*WHAT IS EXPECTED*. Starting from the line that contains "Output the web", copy every line exactly until the line that contains "const font = 'Lato';", which is also included.

*EXERCISE INPUTS*.
=-=-=

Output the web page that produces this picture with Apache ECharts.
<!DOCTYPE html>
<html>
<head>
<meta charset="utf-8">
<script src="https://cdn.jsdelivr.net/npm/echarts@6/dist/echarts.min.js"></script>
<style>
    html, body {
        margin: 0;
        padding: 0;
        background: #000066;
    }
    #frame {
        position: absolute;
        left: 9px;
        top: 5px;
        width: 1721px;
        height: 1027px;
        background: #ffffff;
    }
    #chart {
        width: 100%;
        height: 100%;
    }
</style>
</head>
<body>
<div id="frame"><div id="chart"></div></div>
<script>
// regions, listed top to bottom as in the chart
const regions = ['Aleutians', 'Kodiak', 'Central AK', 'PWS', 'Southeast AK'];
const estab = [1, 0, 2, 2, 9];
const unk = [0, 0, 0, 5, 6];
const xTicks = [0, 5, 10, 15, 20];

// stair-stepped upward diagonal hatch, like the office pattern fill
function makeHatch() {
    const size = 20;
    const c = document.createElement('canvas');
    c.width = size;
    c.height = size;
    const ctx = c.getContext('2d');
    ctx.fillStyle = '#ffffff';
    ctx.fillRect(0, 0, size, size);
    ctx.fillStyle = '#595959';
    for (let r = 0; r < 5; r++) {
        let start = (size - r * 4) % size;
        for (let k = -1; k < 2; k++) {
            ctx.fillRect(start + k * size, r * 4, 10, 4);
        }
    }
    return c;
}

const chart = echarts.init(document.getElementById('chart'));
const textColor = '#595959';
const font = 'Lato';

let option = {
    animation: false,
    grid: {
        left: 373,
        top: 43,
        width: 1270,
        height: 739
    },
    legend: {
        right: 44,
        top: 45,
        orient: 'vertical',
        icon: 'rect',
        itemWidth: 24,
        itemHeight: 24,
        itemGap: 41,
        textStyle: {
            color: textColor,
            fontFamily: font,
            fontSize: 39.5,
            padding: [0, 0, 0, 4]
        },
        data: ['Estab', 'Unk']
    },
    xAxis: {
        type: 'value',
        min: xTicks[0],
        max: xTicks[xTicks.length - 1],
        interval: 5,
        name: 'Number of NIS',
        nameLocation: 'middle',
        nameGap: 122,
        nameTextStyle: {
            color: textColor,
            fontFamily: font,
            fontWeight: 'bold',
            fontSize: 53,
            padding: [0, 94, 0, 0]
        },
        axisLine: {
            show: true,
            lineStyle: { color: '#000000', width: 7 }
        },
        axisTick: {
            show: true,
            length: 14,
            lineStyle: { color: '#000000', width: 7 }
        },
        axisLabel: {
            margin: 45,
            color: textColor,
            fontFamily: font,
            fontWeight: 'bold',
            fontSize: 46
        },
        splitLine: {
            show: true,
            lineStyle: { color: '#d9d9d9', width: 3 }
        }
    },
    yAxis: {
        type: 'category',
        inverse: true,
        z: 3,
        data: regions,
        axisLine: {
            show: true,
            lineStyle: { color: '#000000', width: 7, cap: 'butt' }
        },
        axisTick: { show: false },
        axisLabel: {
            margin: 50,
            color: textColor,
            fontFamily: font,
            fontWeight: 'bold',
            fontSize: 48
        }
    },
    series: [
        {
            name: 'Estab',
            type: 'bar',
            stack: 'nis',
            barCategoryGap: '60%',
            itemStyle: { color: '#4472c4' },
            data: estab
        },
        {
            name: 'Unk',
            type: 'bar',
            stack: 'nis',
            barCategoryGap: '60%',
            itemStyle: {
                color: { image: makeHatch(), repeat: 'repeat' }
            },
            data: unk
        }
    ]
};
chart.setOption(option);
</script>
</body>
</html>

=-=-=

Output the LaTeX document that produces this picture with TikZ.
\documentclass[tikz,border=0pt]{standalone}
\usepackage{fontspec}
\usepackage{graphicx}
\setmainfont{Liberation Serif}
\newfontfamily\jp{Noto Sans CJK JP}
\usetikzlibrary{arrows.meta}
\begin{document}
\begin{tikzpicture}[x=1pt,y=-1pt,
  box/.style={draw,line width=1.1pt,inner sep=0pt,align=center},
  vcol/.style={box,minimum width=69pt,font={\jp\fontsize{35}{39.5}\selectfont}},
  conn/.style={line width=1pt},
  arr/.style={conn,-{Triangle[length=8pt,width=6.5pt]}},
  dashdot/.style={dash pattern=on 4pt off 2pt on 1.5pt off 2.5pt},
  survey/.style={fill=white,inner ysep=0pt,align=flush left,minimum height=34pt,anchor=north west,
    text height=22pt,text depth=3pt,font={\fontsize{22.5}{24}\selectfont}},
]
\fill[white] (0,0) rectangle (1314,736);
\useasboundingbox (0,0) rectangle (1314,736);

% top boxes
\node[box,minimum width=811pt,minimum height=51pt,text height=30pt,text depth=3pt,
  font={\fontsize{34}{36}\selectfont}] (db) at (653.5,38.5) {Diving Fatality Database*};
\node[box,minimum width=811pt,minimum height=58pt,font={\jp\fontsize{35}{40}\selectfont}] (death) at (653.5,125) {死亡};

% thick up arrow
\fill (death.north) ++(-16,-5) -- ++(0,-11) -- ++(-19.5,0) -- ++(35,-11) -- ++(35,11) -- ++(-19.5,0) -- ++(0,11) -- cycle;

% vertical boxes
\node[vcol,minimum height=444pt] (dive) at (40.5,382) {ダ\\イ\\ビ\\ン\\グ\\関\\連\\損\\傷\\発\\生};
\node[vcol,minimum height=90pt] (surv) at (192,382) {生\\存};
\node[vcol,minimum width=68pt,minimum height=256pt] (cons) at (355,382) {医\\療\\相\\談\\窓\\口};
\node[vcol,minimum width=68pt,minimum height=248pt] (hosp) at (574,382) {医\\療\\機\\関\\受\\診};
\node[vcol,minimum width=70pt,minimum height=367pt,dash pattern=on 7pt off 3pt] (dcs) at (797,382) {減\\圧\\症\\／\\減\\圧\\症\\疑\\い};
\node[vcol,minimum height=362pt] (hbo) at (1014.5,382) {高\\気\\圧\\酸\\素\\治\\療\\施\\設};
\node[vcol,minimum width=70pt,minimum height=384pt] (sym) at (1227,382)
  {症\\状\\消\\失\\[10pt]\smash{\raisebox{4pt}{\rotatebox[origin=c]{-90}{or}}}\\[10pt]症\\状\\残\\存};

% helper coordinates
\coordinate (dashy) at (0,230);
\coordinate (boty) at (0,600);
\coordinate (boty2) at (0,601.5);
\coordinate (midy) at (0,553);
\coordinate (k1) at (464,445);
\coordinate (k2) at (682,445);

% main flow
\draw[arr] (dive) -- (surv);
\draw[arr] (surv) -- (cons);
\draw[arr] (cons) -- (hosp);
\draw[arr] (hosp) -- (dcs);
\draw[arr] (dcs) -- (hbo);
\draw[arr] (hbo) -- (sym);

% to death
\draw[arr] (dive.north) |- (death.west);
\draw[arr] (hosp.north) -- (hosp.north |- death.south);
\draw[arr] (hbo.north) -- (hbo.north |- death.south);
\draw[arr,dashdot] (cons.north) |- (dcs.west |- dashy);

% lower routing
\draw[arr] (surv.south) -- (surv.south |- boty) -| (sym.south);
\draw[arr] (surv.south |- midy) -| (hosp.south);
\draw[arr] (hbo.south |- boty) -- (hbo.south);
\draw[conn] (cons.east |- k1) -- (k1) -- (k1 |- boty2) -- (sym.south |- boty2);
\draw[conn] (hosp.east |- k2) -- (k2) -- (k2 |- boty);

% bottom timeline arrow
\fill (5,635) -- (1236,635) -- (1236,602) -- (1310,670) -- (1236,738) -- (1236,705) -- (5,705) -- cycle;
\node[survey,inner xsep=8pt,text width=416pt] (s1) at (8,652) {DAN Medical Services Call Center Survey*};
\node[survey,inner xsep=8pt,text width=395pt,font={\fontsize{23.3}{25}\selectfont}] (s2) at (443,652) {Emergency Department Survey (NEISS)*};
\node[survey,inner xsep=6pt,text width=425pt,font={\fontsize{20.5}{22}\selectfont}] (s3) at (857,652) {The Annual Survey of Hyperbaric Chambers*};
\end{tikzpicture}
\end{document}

=-=-=

*FINISHED TASK*.
Output the web page that produces this picture with Apache ECharts.
<!DOCTYPE html>
<html>
<head>
<meta charset="utf-8">
<script src="https://cdn.jsdelivr.net/npm/echarts@6/dist/echarts.min.js"></script>
<style>
    html, body {
        margin: 0;
        padding: 0;
        background: #000066;
    }
    #frame {
        position: absolute;
        left: 9px;
        top: 5px;
        width: 1721px;
        height: 1027px;
        background: #ffffff;
    }
    #chart {
        width: 100%;
        height: 100%;
    }
</style>
</head>
<body>
<div id="frame"><div id="chart"></div></div>
<script>
// regions, listed top to bottom as in the chart
const regions = ['Aleutians', 'Kodiak', 'Central AK', 'PWS', 'Southeast AK'];
const estab = [1, 0, 2, 2, 9];
const unk = [0, 0, 0, 5, 6];
const xTicks = [0, 5, 10, 15, 20];

// stair-stepped upward diagonal hatch, like the office pattern fill
function makeHatch() {
    const size = 20;
    const c = document.createElement('canvas');
    c.width = size;
    c.height = size;
    const ctx = c.getContext('2d');
    ctx.fillStyle = '#ffffff';
    ctx.fillRect(0, 0, size, size);
    ctx.fillStyle = '#595959';
    for (let r = 0; r < 5; r++) {
        let start = (size - r * 4) % size;
        for (let k = -1; k < 2; k++) {
            ctx.fillRect(start + k * size, r * 4, 10, 4);
        }
    }
    return c;
}

const chart = echarts.init(document.getElementById('chart'));
const textColor = '#595959';
const font = 'Lato';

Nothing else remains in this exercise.